4. Following the decision of the Calcutta High Court in CIT v. Mahabir Prasad Poddar : [1974]93ITR215(Cal) it was held that since the assessment order was not communicated to the assessee, there was no valid assessment order in existence so as to entitle the Commissioner to invoke the jurisdiction under Section 24(2) of the Gift-tax Act, 1958, and to exercise powers of suo motu revision. Accordingly, the order passed by the Commissioner was declared to be invalid and without jurisdiction.

5. Learned counsel for the Revenue relied on a decision of the Madras High Court in Velu (S. T.) v. CIT : [1958]33ITR463(Mad) in support of his contention that the limitation under Section 154(7) of the Act would start from the date of an order of rectification and not from the date of determination of the tax liability of an assessee or from the date of service of a notice of demand under Section 156 of the Act. The decision of the Madras High Court in Velu's case : [1958]33ITR463(Mad) does not appeal to us because it overlooks the possibility of ante-dating the order under Section 154(1) by the Income-tax Officer with a view to bringing it, within the limitation under Section 154(7) of the Act.
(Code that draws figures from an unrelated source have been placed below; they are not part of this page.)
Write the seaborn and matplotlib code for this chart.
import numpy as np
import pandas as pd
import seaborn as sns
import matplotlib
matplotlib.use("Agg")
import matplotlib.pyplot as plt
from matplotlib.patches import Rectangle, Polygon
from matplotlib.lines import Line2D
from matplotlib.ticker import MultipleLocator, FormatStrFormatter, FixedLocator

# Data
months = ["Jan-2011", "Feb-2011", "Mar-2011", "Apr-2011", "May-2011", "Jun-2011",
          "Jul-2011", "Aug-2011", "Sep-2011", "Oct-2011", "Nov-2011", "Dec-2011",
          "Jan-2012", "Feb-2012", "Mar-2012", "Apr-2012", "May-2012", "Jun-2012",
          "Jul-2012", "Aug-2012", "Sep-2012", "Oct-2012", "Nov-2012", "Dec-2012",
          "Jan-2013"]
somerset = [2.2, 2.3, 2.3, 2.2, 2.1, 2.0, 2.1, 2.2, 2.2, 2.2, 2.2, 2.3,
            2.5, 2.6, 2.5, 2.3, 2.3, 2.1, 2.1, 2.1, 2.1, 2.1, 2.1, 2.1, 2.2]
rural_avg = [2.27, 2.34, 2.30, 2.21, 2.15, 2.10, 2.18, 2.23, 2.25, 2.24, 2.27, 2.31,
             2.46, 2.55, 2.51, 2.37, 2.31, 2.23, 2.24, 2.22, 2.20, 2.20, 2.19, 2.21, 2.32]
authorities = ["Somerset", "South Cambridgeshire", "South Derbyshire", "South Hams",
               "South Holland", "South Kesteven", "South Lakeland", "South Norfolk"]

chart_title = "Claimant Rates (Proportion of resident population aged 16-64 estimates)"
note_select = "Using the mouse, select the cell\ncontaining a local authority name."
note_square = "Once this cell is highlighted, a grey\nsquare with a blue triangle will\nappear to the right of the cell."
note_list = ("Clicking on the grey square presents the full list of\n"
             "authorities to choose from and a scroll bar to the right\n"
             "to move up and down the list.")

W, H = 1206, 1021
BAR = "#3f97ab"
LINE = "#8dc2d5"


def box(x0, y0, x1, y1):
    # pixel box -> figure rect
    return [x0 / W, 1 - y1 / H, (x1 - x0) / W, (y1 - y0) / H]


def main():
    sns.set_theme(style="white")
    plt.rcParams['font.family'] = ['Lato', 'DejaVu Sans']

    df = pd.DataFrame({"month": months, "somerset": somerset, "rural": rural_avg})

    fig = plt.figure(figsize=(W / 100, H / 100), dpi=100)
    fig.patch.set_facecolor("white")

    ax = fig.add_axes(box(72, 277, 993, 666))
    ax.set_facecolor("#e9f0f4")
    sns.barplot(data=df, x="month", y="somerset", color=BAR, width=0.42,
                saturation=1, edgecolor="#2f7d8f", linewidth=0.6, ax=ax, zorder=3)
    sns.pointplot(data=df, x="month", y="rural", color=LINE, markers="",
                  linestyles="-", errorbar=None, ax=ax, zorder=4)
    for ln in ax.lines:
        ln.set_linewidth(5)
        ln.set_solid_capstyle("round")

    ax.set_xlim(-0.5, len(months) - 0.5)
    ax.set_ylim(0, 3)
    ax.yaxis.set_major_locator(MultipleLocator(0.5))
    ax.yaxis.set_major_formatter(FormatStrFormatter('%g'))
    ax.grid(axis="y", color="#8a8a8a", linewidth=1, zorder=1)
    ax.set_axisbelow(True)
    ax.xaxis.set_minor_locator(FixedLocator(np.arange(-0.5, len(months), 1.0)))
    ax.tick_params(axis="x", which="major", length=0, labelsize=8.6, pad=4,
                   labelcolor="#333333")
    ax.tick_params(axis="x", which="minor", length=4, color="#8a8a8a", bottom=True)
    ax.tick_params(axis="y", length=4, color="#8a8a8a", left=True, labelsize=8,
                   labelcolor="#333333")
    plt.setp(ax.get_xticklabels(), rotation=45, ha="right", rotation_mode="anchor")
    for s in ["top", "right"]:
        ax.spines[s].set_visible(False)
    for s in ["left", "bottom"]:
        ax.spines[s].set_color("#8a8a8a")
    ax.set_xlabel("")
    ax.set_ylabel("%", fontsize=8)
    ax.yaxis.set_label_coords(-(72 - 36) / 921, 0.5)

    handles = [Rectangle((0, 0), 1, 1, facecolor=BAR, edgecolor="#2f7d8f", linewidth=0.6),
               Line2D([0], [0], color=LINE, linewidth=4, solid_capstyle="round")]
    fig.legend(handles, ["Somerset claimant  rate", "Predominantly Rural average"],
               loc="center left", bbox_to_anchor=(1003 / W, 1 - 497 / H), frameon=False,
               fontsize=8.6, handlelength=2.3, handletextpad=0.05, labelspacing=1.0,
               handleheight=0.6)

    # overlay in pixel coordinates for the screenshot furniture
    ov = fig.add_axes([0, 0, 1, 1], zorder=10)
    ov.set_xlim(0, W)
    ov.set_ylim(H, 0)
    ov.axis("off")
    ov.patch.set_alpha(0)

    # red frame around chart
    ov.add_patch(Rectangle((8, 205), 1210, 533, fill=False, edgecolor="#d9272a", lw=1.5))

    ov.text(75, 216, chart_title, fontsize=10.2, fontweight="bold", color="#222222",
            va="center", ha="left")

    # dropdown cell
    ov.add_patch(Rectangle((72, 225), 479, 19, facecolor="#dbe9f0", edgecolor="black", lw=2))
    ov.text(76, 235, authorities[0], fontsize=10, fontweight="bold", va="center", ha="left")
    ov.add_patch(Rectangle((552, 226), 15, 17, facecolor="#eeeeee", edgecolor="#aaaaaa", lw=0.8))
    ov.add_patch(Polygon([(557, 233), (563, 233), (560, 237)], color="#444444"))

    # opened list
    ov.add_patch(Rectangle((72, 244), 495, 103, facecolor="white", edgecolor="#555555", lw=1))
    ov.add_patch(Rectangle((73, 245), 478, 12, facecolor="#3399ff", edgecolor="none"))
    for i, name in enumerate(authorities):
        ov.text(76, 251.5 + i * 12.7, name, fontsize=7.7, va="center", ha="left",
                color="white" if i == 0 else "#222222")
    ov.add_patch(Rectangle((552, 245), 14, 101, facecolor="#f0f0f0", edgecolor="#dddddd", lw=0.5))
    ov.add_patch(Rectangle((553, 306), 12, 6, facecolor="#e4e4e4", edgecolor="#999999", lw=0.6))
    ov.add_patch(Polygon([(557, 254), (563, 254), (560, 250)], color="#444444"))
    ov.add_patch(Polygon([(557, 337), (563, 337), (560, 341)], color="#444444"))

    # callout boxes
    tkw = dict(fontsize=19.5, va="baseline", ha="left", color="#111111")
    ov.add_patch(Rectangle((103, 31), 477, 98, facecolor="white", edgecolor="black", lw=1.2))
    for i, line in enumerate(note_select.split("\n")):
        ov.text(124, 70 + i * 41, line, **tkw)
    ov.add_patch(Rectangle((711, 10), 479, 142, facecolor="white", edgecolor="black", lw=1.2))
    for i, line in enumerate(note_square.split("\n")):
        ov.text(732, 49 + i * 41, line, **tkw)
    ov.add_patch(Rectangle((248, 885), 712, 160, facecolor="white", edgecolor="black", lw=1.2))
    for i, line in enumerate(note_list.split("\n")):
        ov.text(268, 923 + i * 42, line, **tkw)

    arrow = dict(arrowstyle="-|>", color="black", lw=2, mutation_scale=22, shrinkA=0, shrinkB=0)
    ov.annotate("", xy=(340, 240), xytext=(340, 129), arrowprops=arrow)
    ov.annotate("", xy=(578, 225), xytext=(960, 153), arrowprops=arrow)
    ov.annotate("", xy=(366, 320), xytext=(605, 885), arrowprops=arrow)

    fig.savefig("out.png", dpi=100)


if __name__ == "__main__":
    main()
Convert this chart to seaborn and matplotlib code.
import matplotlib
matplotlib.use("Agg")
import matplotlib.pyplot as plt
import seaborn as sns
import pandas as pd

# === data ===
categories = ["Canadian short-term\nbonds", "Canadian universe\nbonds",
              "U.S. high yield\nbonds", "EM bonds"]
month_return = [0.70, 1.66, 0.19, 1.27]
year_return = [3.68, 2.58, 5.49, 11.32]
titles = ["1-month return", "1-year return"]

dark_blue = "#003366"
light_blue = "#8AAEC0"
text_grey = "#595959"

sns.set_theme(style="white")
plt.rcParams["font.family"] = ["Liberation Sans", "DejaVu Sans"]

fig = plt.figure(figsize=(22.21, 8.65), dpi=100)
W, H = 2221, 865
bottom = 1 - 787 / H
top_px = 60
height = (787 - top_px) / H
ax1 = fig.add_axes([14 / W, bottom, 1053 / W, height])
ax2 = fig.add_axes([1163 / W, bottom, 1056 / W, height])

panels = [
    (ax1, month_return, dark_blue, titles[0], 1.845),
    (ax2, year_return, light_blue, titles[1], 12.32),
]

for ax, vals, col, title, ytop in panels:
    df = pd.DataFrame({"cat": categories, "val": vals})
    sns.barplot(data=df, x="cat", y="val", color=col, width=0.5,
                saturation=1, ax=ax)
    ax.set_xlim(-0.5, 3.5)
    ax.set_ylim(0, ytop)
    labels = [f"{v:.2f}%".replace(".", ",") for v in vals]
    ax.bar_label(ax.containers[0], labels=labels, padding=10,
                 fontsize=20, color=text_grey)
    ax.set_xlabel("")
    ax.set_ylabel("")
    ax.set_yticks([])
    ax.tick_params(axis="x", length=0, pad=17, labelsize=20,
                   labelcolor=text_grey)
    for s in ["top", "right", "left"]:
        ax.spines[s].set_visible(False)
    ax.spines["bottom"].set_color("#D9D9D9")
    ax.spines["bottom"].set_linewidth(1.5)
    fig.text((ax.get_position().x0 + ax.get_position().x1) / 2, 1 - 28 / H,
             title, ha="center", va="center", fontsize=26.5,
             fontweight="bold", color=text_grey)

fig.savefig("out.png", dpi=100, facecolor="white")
The materials brought on record in the present case would show that the reply to the show-cause notice was filed and the arguments of the assessee were heard on the very date, i.e., October 24, 1981, when the order under Section 154(1) of the Act was said to have been passed by the Income-tax Officer. The calculations of tax were also shown to have been made on October 24, 1981, in the ITNS-150 forms whereas the notices of demand were served on the assessee on March 27, 1982. Had the assessment order been passed and calculations of tax made on October 24, 1981, the notices of demand would also have been served on the assessee on October 24, 1981, itself. As a matter of fact, the Tribunal and the Appellate Assistant Commissioner have both held that though the calculations of tax were shown to have been made on October 24, 1981, they were, in fact, made somewhere in March, 1982. In the light of these facts, no credence can be attached to the date mentioned in the rectification orders under Section 154(1) of the Act by the Income-tax Officer nor is the purported date sacrosanct. Accordingly, it must be held that the orders of rectification under Section 154 were barred by limitation.

6. For the foregoing reasons, we hold that the Tribunal was right in holding that the calculation of tax payable by the assessee having been done as per ITNS-150 forms in March, 1982, the rectification under Section 154 of the Income-tax Act, 1961, was barred by limitation. Accordingly, the aforesaid question of law is decided in favour of the assessee and against the Revenue.

7. In the circumstances of the case, we make no order as to costs of this reference.